Newbigin and his wife went as missionaries to India in 1936, working in both cities and villages in what today is the state of Tamilnadu. He later served as a Bishop in the Church of South India. Returning to the UK in 1974, he was struck by the extent to which the church in the West had become assimilated to a culture that was profoundly pagan. While modernity had brought enormous benefits, the underlying worldview of post-Enlightenment culture were seen by Newbigin to be subversive of the Gospel. It was a culture that, for all its technological and economic advancement, conveyed cynicism and despair.
Ten years later he wrote: “I have often been asked: ‘What is the greatest difficulty you face in moving from India to England?’ I have always answered: ‘The disappearance of hope’… Even in the most squalid slums of Madras there was always the belief that things could be improved…In England, by contrast, it is hard to find any such hope… there is little sign among the citizens of this country of the sort of confidence in the future which was certainly present in the earlier years of this century.”
It is no exaggeration to say that Newbigin was a twentieth-century prophet for the universal Church. Like all true prophets his writings were addressed to specific local contexts, yet are profoundly relevant beyond those contexts. Straddling Western Europe and South Asia, and the misleadingly labeled “ecumenical” and “evangelical” wings of the Church, he built bridges of mutual listening and challenge. One can quibble with his readings of modernity and Enlightenment (as I did in my chapter on him) and still recognize that he was a spiritual and intellectual giant.
Newbigin confronted the abject surrender of the Gospel by the Church to a secularist mind-set which shows itself in a variety of ways: for instance, seeking a social justice uninformed by the message of the Cross, reducing mission to cross-cultural church planting techniques, separating proclamation and dialogue, or endorsing a pluralistic perspective on religious traditions that denies the servant-reign of the risen Christ over all cultures. Newbigin did more than challenge shoddy thinking and unchristian practice. He showed us an exciting alternative: mission “in Christ’s way”. This is mission that is Trinitarian in both foundation and conception, incarnational in practice- unmasking and confronting the false gods of the age with a bold humility, in sheer vulnerability and dependence on the Holy Spirit.

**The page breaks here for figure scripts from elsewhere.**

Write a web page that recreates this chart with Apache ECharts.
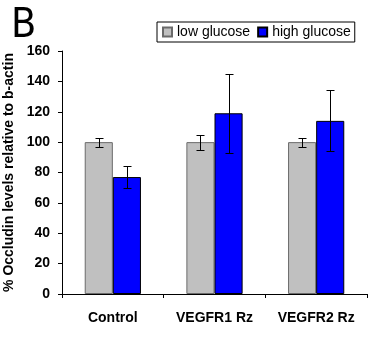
<!DOCTYPE html>
<html>
<head>
<meta charset="utf-8">
<script src="https://cdn.jsdelivr.net/npm/echarts@6/dist/echarts.min.js"></script>
<style>
html,body{margin:0;padding:0;background:#fff;}
#chart{width:373px;height:337px;}
</style>
</head>
<body>
<div id="chart"></div>
<script>
// Occludin levels (% of b-actin) for each treatment group
var categories = ['Control', 'VEGFR1 Rz', 'VEGFR2 Rz'];
var lowGlucose = [100, 100, 100];
var lowGlucoseErr = [3, 5, 3];
var highGlucose = [77, 119, 114];
var highGlucoseErr = [7, 26, 20];
var yTicks = [0, 20, 40, 60, 80, 100, 120, 140, 160];

var GAP = 0.447; // fraction of each category left empty

var chart = echarts.init(document.getElementById('chart'));

function errorSeries(values, errs, side) {
  return {
    type: 'custom',
    silent: true,
    z: 10,
    data: values.map(function (v, i) { return [i, v - errs[i], v + errs[i]]; }),
    renderItem: function (params, api) {
      var band = api.size([1, 0])[0];
      var barW = band * (1 - GAP) / 2;
      var c = Math.round(api.coord([api.value(0), 0])[0] + side * barW / 2) + 0.5;
      var lo = Math.round(api.coord([api.value(0), api.value(1)])[1]) + 0.5;
      var hi = Math.round(api.coord([api.value(0), api.value(2)])[1]) + 0.5;
      var cap = 4;
      var style = { stroke: '#000', lineWidth: 1 };
      return {
        type: 'group',
        children: [
          { type: 'line', shape: { x1: c, y1: lo, x2: c, y2: hi }, style: style },
          { type: 'line', shape: { x1: c - cap, y1: hi, x2: c + cap, y2: hi }, style: style },
          { type: 'line', shape: { x1: c - cap, y1: lo, x2: c + cap, y2: lo }, style: style }
        ]
      };
    }
  };
}

chart.setOption({
  animation: false,
  textStyle: { fontFamily: 'Liberation Sans, Arial, sans-serif' },
  title: {
    text: 'B',
    left: 6,
    top: 1,
    textStyle: { fontSize: 41, fontWeight: 'normal', color: '#000', fontFamily: 'DejaVu Sans Condensed, DejaVu Sans, sans-serif' }
  },
  legend: {
    left: 157,
    top: 22,
    data: ['low glucose', 'high glucose'],
    icon: 'rect',
    itemWidth: 9,
    itemHeight: 9,
    itemGap: 7,
    padding: [3, 4, 3, 5],
    borderColor: '#000',
    borderWidth: 1,
    textStyle: { fontSize: 14, color: '#000' }
  },
  grid: { left: 62, right: 6, top: 51, bottom: 43, outerBoundsMode: 'none', containLabel: false },
  xAxis: {
    type: 'category',
    data: categories,
    axisLine: { lineStyle: { color: '#000', width: 1 } },
    axisTick: { show: true, length: 4, lineStyle: { color: '#000' } },
    axisLabel: { color: '#000', fontWeight: 'bold', fontSize: 14, margin: 17, interval: 0 }
  },
  yAxis: {
    type: 'value',
    min: yTicks[0],
    max: yTicks[yTicks.length - 1],
    interval: 20,
    name: '% Occludin levels relative to b-actin',
    nameLocation: 'middle',
    nameGap: 43,
    nameTextStyle: { color: '#000', fontWeight: 'bold', fontSize: 14 },
    axisLine: { show: true, lineStyle: { color: '#000', width: 1 } },
    axisTick: { show: true, length: 4, lineStyle: { color: '#000' } },
    axisLabel: { color: '#000', fontWeight: 'bold', fontSize: 14, margin: 12 },
    splitLine: { show: false }
  },
  series: [
    {
      name: 'low glucose',
      type: 'bar',
      data: lowGlucose,
      barGap: '0%',
      barCategoryGap: (GAP * 100) + '%',
      itemStyle: { color: '#c0c0c0', borderColor: '#6a6a6a', borderWidth: 1 }
    },
    {
      name: 'high glucose',
      type: 'bar',
      data: highGlucose,
      barGap: '0%',
      barCategoryGap: (GAP * 100) + '%',
      itemStyle: { color: '#0000ff', borderColor: '#000', borderWidth: 1 }
    },
    errorSeries(lowGlucose, lowGlucoseErr, -1),
    errorSeries(highGlucose, highGlucoseErr, 1)
  ]
});
</script>
</body>
</html>
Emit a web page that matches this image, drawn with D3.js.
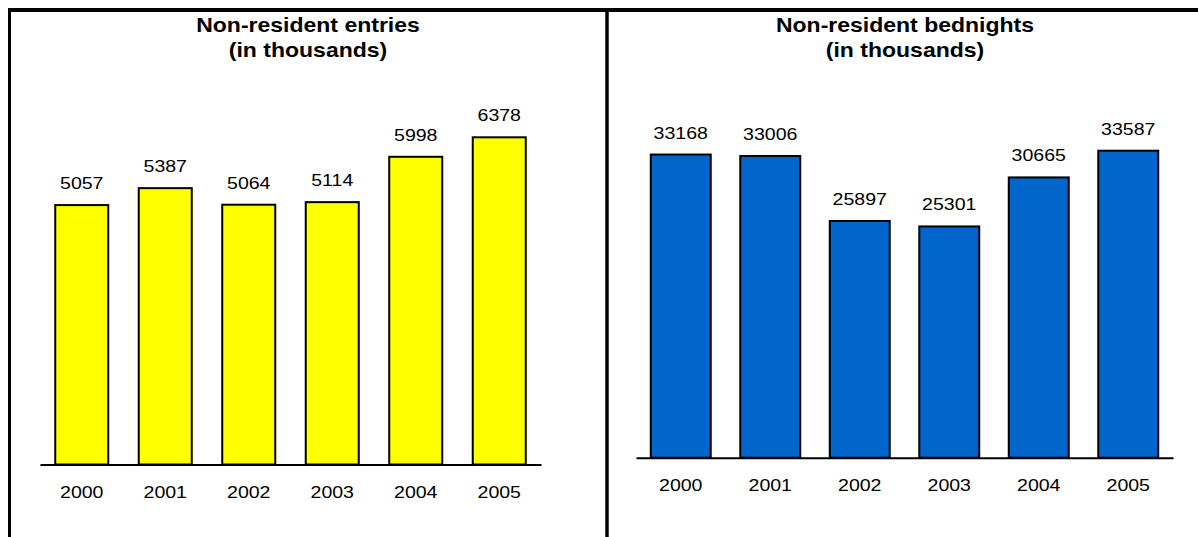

Newbigin’s stress on the public character of Christian witness remains a refreshing antidote to the contemporary focus on multiplying church programmes, privatizing the Gospel in “seeker-friendly” homogenous churches, and therapeutic forms of preaching. He demonstrated that evangelical passion and intellectual rigour need not be divorced, indeed that the former demands the latter. Mission is not primarily command or duty, but “the overflowing of joy”, he wrote somewhere. Joy, love, justice and truth form an interconnected moral web, and living within that web and embodying it in the world is the calling of the Church. Such an integral vision is Newbigin’s legacy.
Jesus rebuked the church leaders of his day for honouring prophets by building monuments to them but not paying attention to what they actually said. The best way to honour Newbigin is, surely, to pick up and read some of his essays and books.